Again, trope of the genre.

Seriously. If you think that mercy is a part of spaghetti westerns, you haven't seen enough of them. Hell, misplaced revenge (and yes, I think Jack's revenge was slightly misplaced, and I'll explain why in a sec) is a frequent one. Good lord, man, if you took a look at the filmography of the genre, half of them are about that.

I've seen enough to know that forgiveness, mercy and reconciliation are central themes that RDR moves towards but abandon at the last minute, denying pathos for shallow murder of retired old men. This ending should have ended up on the cutting room floor.
I'll concede that the game would have been improved by having that option. I would be curious myself to see it. Had it been up to me tasked with coming up with such an ending, I would have had Jack spare Ross's life, not so much out of forgiveness, but pity for him; pity that Ross was only doing the bidding of the game's REAL evil mastermind, namely the governor of New Austin. Sort of like what Carl Childers says to his father in Slingblade. "I looked into killing you. I looked into it a great deal. But I figure you're just sit there and die soon anyway". It was the governor who set the whole thing in motion. He didn't want his hands bloody and risk directly killing folk heroes either (the Van Derlende's had a "Jesse James" vibe going, so they had something of a rogue hero image, wrong as it is was near the end), so he arranged the whole plan and got Ross and his fellow G-men to agree to it.

His plan worked too. The Van Derlende gang was gunned down/hanged, betrayed by one of their own, and the governor get's reelected, famed as the man who cleaned up New Austin and took out the last great outlaws. All it cost him was the blood of people he'll never meet and one grouchy retiree. If Red Dead Revenge follows Jack, hopefully it's along those lines.

But that's not what we got. It followed the usual italio-western trope where revenge was it's own reward, even if the bad guys won, and consider the governor's reelection AND the revolutionary you aided in Mexico ended up an even worse despot than Alliende, they emphatically won.
Good The Bad and The Ugly: Blondie lets Tuco live.

The quintessential Spaghetti Western found redemption and forgiveness in the end.

"REAL evil mastermind, namely the governor of New Austin."

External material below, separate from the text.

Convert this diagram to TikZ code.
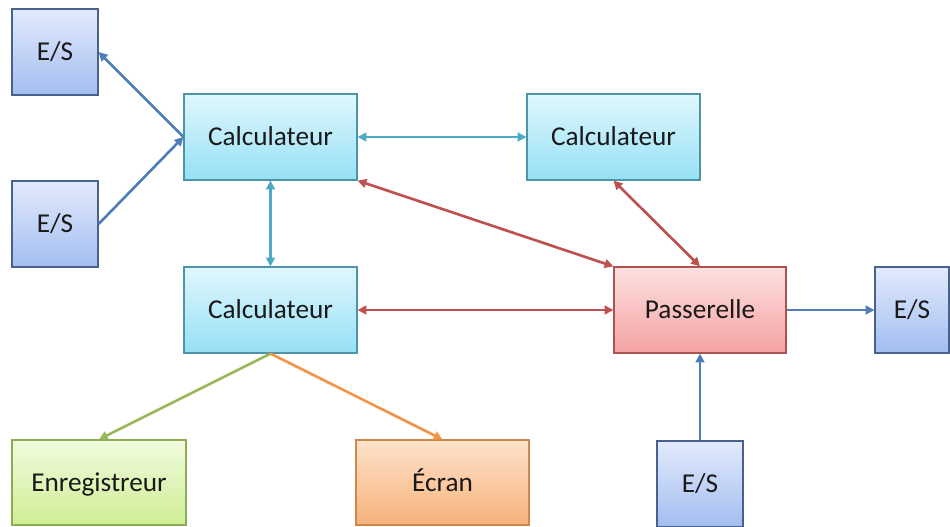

Yeah. So "evil" wanting psychopathic-killers to stop their psychopathic-killing.

Rockstar tried and failed with their anti-establishment message, all they ever had was complaining and bitching from the characters about the government but the real harm and injustice was being done by the outlaws. The worst they could do is politically incorrect anthropologists.

"All it cost him was the blood of..."

the blood of totally out of control killers. They got a trial and if you have an issue with hanging then you have an issue with the legislature that decided hanging was the sentence for such crimes that they were fairly found guilty of. I remind you even today many American States still give the punishment of death sentence for the crime of first degree murder.